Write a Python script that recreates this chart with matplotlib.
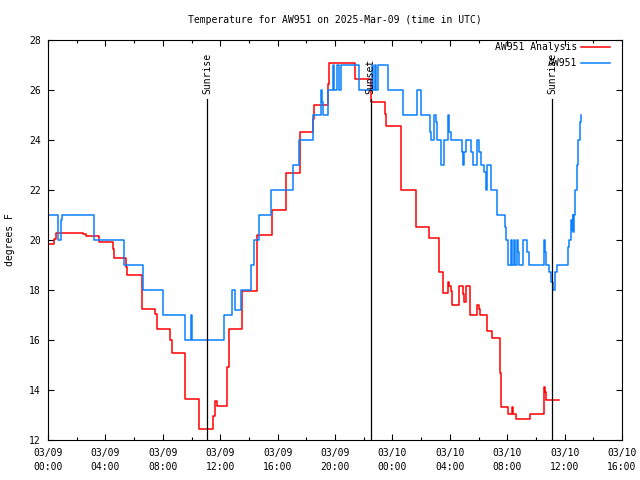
import pandas as pd
import matplotlib
matplotlib.use('Agg')
import matplotlib.pyplot as plt
import matplotlib.dates as mdates

start = pd.Timestamp('2025-03-09 00:00')

# hours after 03/09 00:00 UTC -> degrees F (step data)
ana_hours = [0.00, 0.42, 0.56, 2.46, 2.65, 3.57, 4.51, 4.60, 5.44, 5.53,
             6.55, 7.48, 7.62, 8.50, 8.66, 9.52, 9.57, 10.54, 11.52, 11.62,
             11.76, 12.49, 12.59, 13.52, 14.54, 15.61, 16.59, 17.56, 18.49, 18.56,
             19.53, 19.60, 21.41, 22.51, 23.48, 23.55, 24.58, 25.64, 26.55, 27.23,
             27.55, 27.87, 27.94, 28.06, 28.15, 28.62, 28.90, 28.99, 29.13, 29.41,
             29.93, 30.06, 30.10, 30.61, 30.94, 31.50, 31.59, 32.08, 32.33, 32.43,
             32.61, 33.59, 34.56, 34.63, 34.70, 35.59]
ana_temp = [19.84, 20.03, 20.27, 20.23, 20.16, 19.90, 19.65, 19.27, 18.93, 18.59,
            17.24, 17.04, 16.43, 16.00, 15.47, 14.50, 13.63, 12.44, 12.96, 13.55,
            13.36, 14.93, 16.45, 17.96, 20.20, 21.20, 22.67, 24.33, 24.83, 25.40,
            26.24, 27.07, 26.43, 25.52, 25.04, 24.56, 22.00, 20.53, 20.08, 18.73,
            17.90, 18.30, 18.17, 17.97, 17.40, 18.16, 17.85, 17.53, 18.16, 17.01,
            17.40, 17.25, 17.01, 16.37, 16.08, 14.67, 13.31, 13.04, 13.31, 13.04,
            12.83, 13.04, 14.13, 13.90, 13.60, 13.60]

obs_hours = [0.00, 0.72, 0.91, 1.00, 3.23, 5.32, 6.64, 7.99, 9.57, 9.94,
             10.01, 12.29, 12.84, 13.05, 13.43, 14.15, 14.38, 14.72, 15.52, 17.05,
             17.51, 18.49, 18.99, 19.09, 19.16, 19.53, 19.84, 19.95, 20.12, 20.30,
             20.40, 21.69, 22.58, 22.68, 22.79, 22.89, 23.00, 23.67, 24.72, 25.69,
             25.99, 26.60, 26.69, 26.92, 27.04, 27.11, 27.37, 27.62, 27.87, 27.96,
             28.06, 28.83, 28.92, 29.01, 29.11, 29.48, 29.60, 29.91, 30.05, 30.15,
             30.40, 30.50, 30.59, 30.87, 31.27, 31.85, 31.92, 32.08, 32.24, 32.33,
             32.47, 32.56, 32.66, 32.73, 32.84, 33.12, 33.36, 33.54, 34.56, 34.63,
             34.70, 34.93, 35.03, 35.17, 35.33, 35.45, 36.22, 36.29, 36.43, 36.50,
             36.56, 36.61, 36.68, 36.75, 36.84, 36.95, 37.07, 37.16]
obs_temp = [21, 20, 20.8, 21, 20, 19, 18, 17, 16, 17,
            16, 17, 18, 17.2, 18, 19, 20, 21, 22, 23,
            24, 25, 26, 25.5, 25, 26, 27, 26, 27, 26,
            27, 26, 27, 26, 27, 26, 27, 26, 25, 26,
            25, 24.3, 24, 25, 24.7, 24, 23, 24, 25, 24.3,
            24, 23.5, 23, 23.5, 24, 23.5, 23, 24, 23.5, 23,
            22.7, 22, 23, 22, 21, 20.5, 20, 19, 20, 19,
            20, 19, 20, 19.5, 19, 20, 19.5, 19, 20, 19.5,
            19, 18.7, 18.3, 18, 18.7, 19, 19.7, 20, 20.8, 20.4,
            21, 20.3, 21, 22, 23, 24, 24.7, 25]

event_names = ['Sunrise', 'Sunset', 'Sunrise']
event_hours = [11.08, 22.50, 35.12]

plt.rcParams['font.family'] = 'DejaVu Sans Mono'
plt.rcParams['font.size'] = 7

fig = plt.figure(figsize=(6.4, 4.8), dpi=100)
ax = fig.add_axes([48/640, 40/480, 574/640, 400/480])

ana_t = start + pd.to_timedelta(ana_hours, unit='h')
obs_t = start + pd.to_timedelta(obs_hours, unit='h')
ax.plot(ana_t, ana_temp, drawstyle='steps-post', color='#ff0000', lw=1.1, label='AW951 Analysis')
ax.plot(obs_t, obs_temp, drawstyle='steps-post', color='#0a80ff', lw=1.1, label='AW951')

# sunrise / sunset markers
for name, h in zip(event_names, event_hours):
    t = start + pd.Timedelta(hours=h)
    ax.axvline(t, ymin=0, ymax=0.8525, color='black', lw=0.9)
    ax.text(t, 0.866, name, transform=ax.get_xaxis_transform(),
            rotation=90, ha='center', va='bottom')

ax.set_xlim(start, start + pd.Timedelta(hours=40))
ax.set_ylim(12, 28)
ax.set_yticks(range(12, 29, 2))
ax.xaxis.set_major_locator(mdates.HourLocator(byhour=range(0, 24, 4)))
ax.xaxis.set_minor_locator(mdates.HourLocator(byhour=range(2, 24, 4)))
ax.xaxis.set_major_formatter(mdates.DateFormatter('%m/%d\n%H:%M'))
ax.tick_params(which='both', direction='in', top=True, right=True, width=0.8)
ax.tick_params(which='major', length=4.5)
ax.tick_params(which='minor', length=2.5)
ax.tick_params(axis='x', pad=6)
ax.tick_params(axis='y', pad=5)
for s in ax.spines.values():
    s.set_linewidth(0.8)

ax.set_title('Temperature for AW951 on 2025-Mar-09 (time in UTC)', fontsize=7, pad=12)
ax.set_ylabel('degrees F', fontsize=7)
ax.yaxis.set_label_coords(-0.058, 0.5)

ax.legend(loc='upper right', bbox_to_anchor=(1 - 12/574, 1 - 2/400), frameon=False,
          markerfirst=False, handlelength=3.0, handletextpad=0.4,
          labelspacing=0.62, borderpad=0, borderaxespad=0, fontsize=7)

fig.canvas.draw()
for lab in ax.get_xticklabels():
    lab.set_linespacing(1.45)

fig.savefig('out.png', dpi=100)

___

INSTRUCTION
Take the material above from its first line through the line holding "12.83, 13.04, 14.13, 13.90, 13.60, 13.60]" and set it down exactly, without the pictures.

ANSWER
Write a Python script that recreates this chart with matplotlib.
import pandas as pd
import matplotlib
matplotlib.use('Agg')
import matplotlib.pyplot as plt
import matplotlib.dates as mdates

start = pd.Timestamp('2025-03-09 00:00')

# hours after 03/09 00:00 UTC -> degrees F (step data)
ana_hours = [0.00, 0.42, 0.56, 2.46, 2.65, 3.57, 4.51, 4.60, 5.44, 5.53,
             6.55, 7.48, 7.62, 8.50, 8.66, 9.52, 9.57, 10.54, 11.52, 11.62,
             11.76, 12.49, 12.59, 13.52, 14.54, 15.61, 16.59, 17.56, 18.49, 18.56,
             19.53, 19.60, 21.41, 22.51, 23.48, 23.55, 24.58, 25.64, 26.55, 27.23,
             27.55, 27.87, 27.94, 28.06, 28.15, 28.62, 28.90, 28.99, 29.13, 29.41,
             29.93, 30.06, 30.10, 30.61, 30.94, 31.50, 31.59, 32.08, 32.33, 32.43,
             32.61, 33.59, 34.56, 34.63, 34.70, 35.59]
ana_temp = [19.84, 20.03, 20.27, 20.23, 20.16, 19.90, 19.65, 19.27, 18.93, 18.59,
            17.24, 17.04, 16.43, 16.00, 15.47, 14.50, 13.63, 12.44, 12.96, 13.55,
            13.36, 14.93, 16.45, 17.96, 20.20, 21.20, 22.67, 24.33, 24.83, 25.40,
            26.24, 27.07, 26.43, 25.52, 25.04, 24.56, 22.00, 20.53, 20.08, 18.73,
            17.90, 18.30, 18.17, 17.97, 17.40, 18.16, 17.85, 17.53, 18.16, 17.01,
            17.40, 17.25, 17.01, 16.37, 16.08, 14.67, 13.31, 13.04, 13.31, 13.04,
            12.83, 13.04, 14.13, 13.90, 13.60, 13.60]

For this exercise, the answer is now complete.